The applicant is Avent Investment, LLC, the IP holding entity of Avent, Inc., a US medical device company focused on nerve block and pain management technology. The named inventors are Eric A. Schepis, David M. Page, Phillip A. Schorr, Shyamy R. Sastry, Leah Roldan, Natalia Alexeeva, Ryan Caldwell, and Amol Soin. The invention claims priority to US Provisional Application 62/776,908 filed 7 December 2018. This Australian application is a divisional of AU 2025201173, which itself descends through AU 2024202226 and AU 2019261705. The Australian patent attorney is Pizzeys Patent and Trade Mark Attorneys in Brisbane.
Why It Matters
Post-operative and chronic pain management is a major public health and economic issue in Australia, where the opioid crisis and the limitations of existing interventional pain techniques are well recognised. A device that can deliver a single outpatient treatment and produce weeks to months of selective pain relief would reduce opioid prescribing, shorten hospital stays for post-surgical patients, and offer an alternative escalation pathway for patients with inadequate responses to current therapies. The inclusion of head-and-face pain in the claims is significant for migraine and trigeminal neuralgia applications. The IP lineage traces back to late 2018, suggesting clinical development and regulatory activity have been underway for several years. For Australian pain specialists and anaesthetists, this class of neuromodulation device represents a potentially important addition to the interventional pain toolkit if clinical trials confirm the duration and selectivity claims.
Related Concepts
Avent’s approach falls within the broad field of neuromodulation – the use of electrical, chemical, or other stimuli to alter nervous system activity. Unlike destructive techniques such as neurolysis, it targets a reversible, selective block of pain fibres, addressing the key limitation of existing interventional approaches that sacrifice function to achieve relief.

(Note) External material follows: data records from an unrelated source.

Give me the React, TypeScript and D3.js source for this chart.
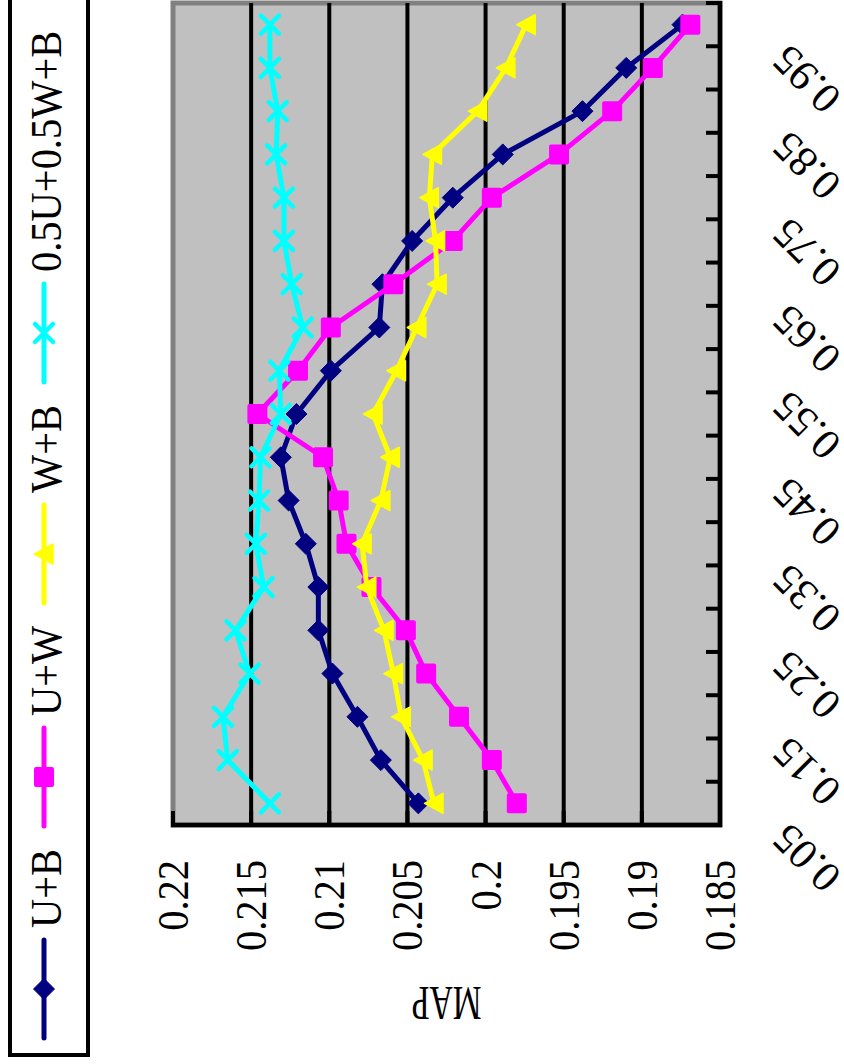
import React from "react";
import * as d3 from "d3";

// Category axis (threshold values) and MAP for each configuration
const categories = [
  "0.05", "0.1", "0.15", "0.2", "0.25", "0.3", "0.35", "0.4", "0.45", "0.5",
  "0.55", "0.6", "0.65", "0.7", "0.75", "0.8", "0.85", "0.9", "0.95",
];
const ubMap = [
  0.2043, 0.2067, 0.2082, 0.2098, 0.2107, 0.2107, 0.2115, 0.2126, 0.2131, 0.2121,
  0.2099, 0.2068, 0.2066, 0.2047, 0.2021, 0.1989, 0.1938, 0.191, 0.1874,
];
const uwMap = [
  0.198, 0.1996, 0.2017, 0.2038, 0.2051, 0.2073, 0.2089, 0.2094, 0.2104, 0.2146,
  0.212, 0.2099, 0.2059, 0.2021, 0.1996, 0.1953, 0.1919, 0.1893, 0.1869,
];
const wbMap = [
  0.2033, 0.204, 0.2054, 0.2059, 0.2065, 0.2076, 0.2079, 0.2067, 0.2061, 0.2072,
  0.2057, 0.2044, 0.2031, 0.2032, 0.2036, 0.2034, 0.2005, 0.1987, 0.1974,
];
const mixMap = [
  0.2138, 0.2165, 0.2168, 0.2151, 0.216, 0.2142, 0.2147, 0.2145, 0.2144, 0.2131,
  0.2132, 0.2117, 0.2124, 0.2129, 0.2129, 0.2134, 0.2133, 0.2138, 0.2138,
];
const seriesLabels = ["U+B", "U+W", "W+B", "0.5U+0.5W+B"];
const valueTicks = [0.22, 0.215, 0.21, 0.205, 0.2, 0.195, 0.19, 0.185];
const labeledCategories = categories.filter((_, i) => i % 2 === 0);

type MarkerKind = "diamond" | "square" | "triangle" | "cross";

// Chart is laid out in its own (unrotated) frame, then turned a quarter turn
const FRAME_W = 1064;
const plot = { left: 239, right: 1061, top: 173, bottom: 720 };
const FONT = "'Liberation Serif', 'Times New Roman', Times, serif";

function Marker({ kind, cx, cy, color }: { kind: MarkerKind; cx: number; cy: number; color: string }) {
  switch (kind) {
    case "diamond":
      return (
        <path
          d={`M${cx},${cy - 10.5}L${cx + 10.5},${cy}L${cx},${cy + 10.5}L${cx - 10.5},${cy}Z`}
          fill={color}
          stroke={color}
          strokeWidth={1}
          strokeLinejoin="round"
        />
      );
    case "square":
      return <rect x={cx - 10} y={cy - 10} width={20} height={20} rx={2} fill={color} />;
    case "triangle":
      return (
        <path
          d={`M${cx},${cy - 9.5}L${cx + 10},${cy + 9}L${cx - 10},${cy + 9}Z`}
          fill={color}
          stroke={color}
          strokeWidth={1.5}
          strokeLinejoin="round"
        />
      );
    case "cross":
      return (
        <path
          d={`M${cx - 9},${cy - 9}L${cx + 9},${cy + 9}M${cx - 9},${cy + 9}L${cx + 9},${cy - 9}`}
          stroke={color}
          strokeWidth={4.5}
          strokeLinecap="round"
          fill="none"
        />
      );
  }
  return null;
}

export default function App() {
  const x = d3.scalePoint<string>().domain(categories).range([plot.left, plot.right]).padding(0.5);
  const y = d3.scaleLinear().domain([0.185, 0.22]).range([plot.bottom, plot.top]);
  const step = x.step();

  const series: { label: string; values: number[]; color: string; kind: MarkerKind }[] = [
    { label: seriesLabels[0], values: ubMap, color: "#000080", kind: "diamond" },
    { label: seriesLabels[1], values: uwMap, color: "#FF00FF", kind: "square" },
    { label: seriesLabels[2], values: wbMap, color: "#FFFF00", kind: "triangle" },
    { label: seriesLabels[3], values: mixMap, color: "#00FFFF", kind: "cross" },
  ];

  const line = d3
    .line<number>()
    .x((_, i) => x(categories[i]) as number)
    .y((d) => y(d));

  const boundaries = d3.range(categories.length + 1).map((k) => plot.left + k * step);
  const gridTicks = valueTicks.filter((t) => t !== 0.22 && t !== 0.185);

  const legendStarts = [26, 238, 461, 682];
  const legendLine = 98;
  const legendY = 44;

  return (
    <svg
      width={844}
      height={FRAME_W}
      style={{ position: "absolute", left: 0, top: 0, background: "#fff" }}
      fontFamily={FONT}
    >
      <g transform={`translate(0,${FRAME_W}) rotate(-90)`}>
        {/* legend */}
        <rect x={9} y={10} width={1100} height={78} fill="#fff" stroke="#000" strokeWidth={4} />
        {series.map((s, i) => {
          const x0 = legendStarts[i];
          return (
            <g key={s.label}>
              <line x1={x0} x2={x0 + legendLine} y1={legendY} y2={legendY} stroke={s.color} strokeWidth={5} strokeLinecap="round" />
              <Marker kind={s.kind} cx={x0 + legendLine / 2} cy={legendY} color={s.color} />
              <text transform={`translate(${x0 + legendLine + 12},61) scale(0.92,1)`} fontSize={44} fill="#000">
                {s.label}
              </text>
            </g>
          );
        })}

        {/* plot area */}
        <rect
          x={plot.left}
          y={plot.top}
          width={plot.right - plot.left}
          height={plot.bottom - plot.top}
          fill="#C0C0C0"
          stroke="#808080"
          strokeWidth={5}
        />
        {gridTicks.map((t) => (
          <line key={t} x1={plot.left} x2={plot.right} y1={y(t)} y2={y(t)} stroke="#000" strokeWidth={4} />
        ))}
        {/* value axis */}
        <line x1={plot.left} x2={plot.left} y1={plot.top - 2} y2={plot.bottom + 2} stroke="#000" strokeWidth={4.5} />
        {valueTicks.map((t) => (
          <line key={`vt${t}`} x1={plot.left} x2={plot.left + 14} y1={y(t)} y2={y(t)} stroke="#000" strokeWidth={4} />
        ))}
        {/* category axis */}
        <line x1={plot.left - 2} x2={plot.right + 2} y1={plot.bottom} y2={plot.bottom} stroke="#000" strokeWidth={4.5} />
        {boundaries.map((b, k) => (
          <line key={`ct${k}`} x1={b} x2={b} y1={plot.bottom} y2={plot.bottom - 14} stroke="#000" strokeWidth={4} />
        ))}

        {/* series */}
        {series.map((s) => (
          <g key={s.label}>
            <path d={line(s.values) || ""} fill="none" stroke={s.color} strokeWidth={5} strokeLinejoin="round" />
            {s.values.map((v, i) => (
              <Marker key={i} kind={s.kind} cx={x(categories[i]) as number} cy={y(v)} color={s.color} />
            ))}
          </g>
        ))}

        {/* value tick labels */}
        {valueTicks.map((t) => (
          <text key={`vl${t}`} transform={`translate(204,${y(t) + 15}) scale(0.92,1)`} textAnchor="end" fontSize={44} fill="#000">
            {String(t)}
          </text>
        ))}

        {/* category labels */}
        {labeledCategories.map((c) => (
          <text
            key={`cl${c}`}
            transform={`translate(${(x(c) as number) - 18},790) rotate(-45)`}
            textAnchor="end"
            fontSize={43}
            fill="#000"
          >
            {c}
          </text>
        ))}

        {/* axis title */}
        <text
          transform={`translate(77,${(plot.top + plot.bottom) / 2}) rotate(-90)`}
          textAnchor="middle"
          fontSize={48}
          textLength={70}
          lengthAdjust="spacingAndGlyphs"
          fill="#000"
        >
          MAP
        </text>
      </g>
    </svg>
  );
}
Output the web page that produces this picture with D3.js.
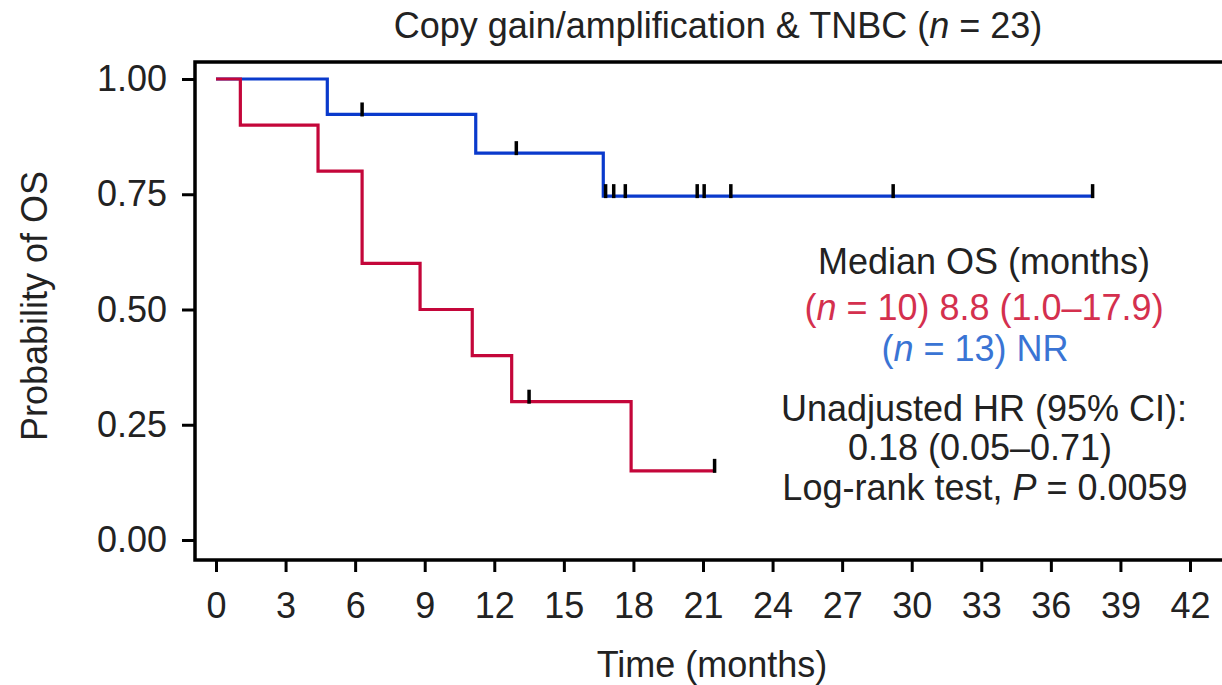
<!DOCTYPE html>
<html>
<head>
<meta charset="utf-8">
<script src="https://cdn.jsdelivr.net/npm/d3@7"></script>
<style>
  html, body { margin: 0; padding: 0; background: #fff; }
  svg { display: block; font-family: "Liberation Sans", Arial, sans-serif; }
</style>
</head>
<body>
<svg id="chart" width="1222" height="685"></svg>
<script>
// Overall survival, copy gain/amplification & TNBC cohort
const chartTitle = ["Copy gain/amplification & TNBC (", "n", " = 23)"];
const xTicks = [0, 3, 6, 9, 12, 15, 18, 21, 24, 27, 30, 33, 36, 39, 42];
const yTicks = [0, 0.25, 0.5, 0.75, 1];

// Group 1 (n = 10): follow-up time (months) and event flag (1 = death, 0 = censored)
const redTime  = [1.05, 4.4, 6.3, 6.3, 8.8, 11.05, 12.75, 13.5, 17.9, 21.5];
const redEvent = [1, 1, 1, 1, 1, 1, 1, 0, 1, 0];

// Group 2 (n = 13)
const blueTime  = [4.8, 6.3, 11.2, 12.95, 16.7, 16.8, 17.15, 17.65, 20.75, 21.05, 22.2, 29.2, 37.8];
const blueEvent = [1, 0, 1, 0, 1, 0, 0, 0, 0, 0, 0, 0, 0];

const groupColors = ["#c4063a", "#0a3acc"];
const textColors = ["#d4304e", "#3a74d4"];
const FONT = 36;

// Kaplan–Meier estimate: returns step points and censor marks
function kaplanMeier(times, events) {
  const idx = d3.range(times.length).sort((a, b) => times[a] - times[b]);
  let atRisk = times.length, s = 1;
  const steps = [{t: 0, s: 1}];
  const censors = [];
  let i = 0;
  while (i < idx.length) {
    const t = times[idx[i]];
    let d = 0, c = 0;
    while (i < idx.length && times[idx[i]] === t) {
      if (events[idx[i]]) d++; else c++;
      i++;
    }
    if (d > 0) {
      s = s * (atRisk - d) / atRisk;
      steps.push({t, s});
    }
    if (c > 0) censors.push({t, s});
    atRisk -= d + c;
  }
  const last = d3.max(times);
  steps.push({t: last, s});
  return {steps, censors};
}

const svg = d3.select("#chart");

const x = d3.scaleLinear().domain([0, 42]).range([216, 1190]);
const y = d3.scaleLinear().domain([0, 1]).range([540, 79]);

const frameLeft = 195, frameTop = 62, frameBottom = 560;

// Title
const title = svg.append("text")
  .attr("x", 718).attr("y", 38)
  .attr("text-anchor", "middle")
  .attr("font-size", FONT).attr("fill", "#222");
title.append("tspan").text(chartTitle[0]);
title.append("tspan").attr("font-style", "italic").text(chartTitle[1]);
title.append("tspan").text(chartTitle[2]);

// Y axis
const yAxis = svg.append("g")
  .attr("transform", `translate(${frameLeft},0)`)
  .call(d3.axisLeft(y).tickValues(yTicks).tickFormat(d3.format(".2f")).tickSize(13).tickPadding(15));
yAxis.select(".domain").remove();

// X axis
const xAxis = svg.append("g")
  .attr("transform", `translate(0,${frameBottom})`)
  .call(d3.axisBottom(x).tickValues(xTicks).tickSize(12).tickPadding(20));
xAxis.select(".domain").remove();

[yAxis, xAxis].forEach(g => {
  g.selectAll("line").attr("stroke", "#000").attr("stroke-width", 3);
  g.selectAll("text").attr("font-size", FONT).attr("fill", "#222")
    .attr("font-family", "'Liberation Sans', Arial, sans-serif");
});

// Frame
svg.append("path")
  .attr("d", `M1230,${frameTop}H${frameLeft}V${frameBottom}H1230`)
  .attr("fill", "none").attr("stroke", "#000").attr("stroke-width", 3.5);

// Axis titles
svg.append("text")
  .attr("transform", "translate(47,306) rotate(-90)")
  .attr("text-anchor", "middle")
  .attr("font-size", FONT).attr("fill", "#222")
  .text("Probability of OS");

svg.append("text")
  .attr("x", 712).attr("y", 677)
  .attr("text-anchor", "middle")
  .attr("font-size", FONT).attr("fill", "#222")
  .text("Time (months)");

// Survival curves
const groups = [kaplanMeier(redTime, redEvent), kaplanMeier(blueTime, blueEvent)];
const stepLine = d3.line().x(d => x(d.t)).y(d => y(d.s)).curve(d3.curveStepAfter);

// Draw the blue curve first so the red one sits on top where they meet
[1, 0].forEach(g => {
  svg.append("path")
    .datum(groups[g].steps)
    .attr("d", stepLine)
    .attr("fill", "none")
    .attr("stroke", groupColors[g])
    .attr("stroke-width", 3.2)
    .attr("stroke-linejoin", "miter")
    .attr("stroke-linecap", "butt");
});

[0, 1].forEach(g => {
  svg.append("g").selectAll("line")
    .data(groups[g].censors)
    .join("line")
    .attr("x1", d => x(d.t)).attr("x2", d => x(d.t))
    .attr("y1", d => y(d.s) + 2).attr("y2", d => y(d.s) - 12)
    .attr("stroke", "#000").attr("stroke-width", 3.5);
});

// Annotation block
const note = svg.append("g").attr("font-size", FONT).attr("text-anchor", "middle");
function line(parts, yPos, xPos, color) {
  const t = note.append("text").attr("x", xPos).attr("y", yPos).attr("fill", color);
  parts.forEach(p => {
    const s = t.append("tspan").text(p[0]);
    if (p[1]) s.attr("font-style", "italic");
  });
}
line([["Median OS (months)"]], 274, 984, "#222");
line([["("], ["n", true], [" = 10) 8.8 (1.0–17.9)"]], 320, 984, textColors[0]);
line([["("], ["n", true], [" = 13) NR"]], 361, 975, textColors[1]);
line([["Unadjusted HR (95% CI):"]], 421, 984, "#222");
line([["0.18 (0.05–0.71)"]], 460, 980, "#222");
line([["Log-rank test, "], ["P", true], [" = 0.0059"]], 500, 985, "#222");
</script>
</body>
</html>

The extended duration claim – up to roughly one year from a single outpatient treatment – would place this device in a distinct category between short-acting nerve block injections and permanently implanted spinal cord stimulators, potentially filling a significant gap for post-surgical and chronic pain patients seeking opioid-sparing alternatives.
AU 2026201830 was published in the Australian Official Journal of Patents on 2 April 2026 and is open for public inspection. Patent applications represent inventions that are sought to be protected and do not necessarily reflect commercially available products.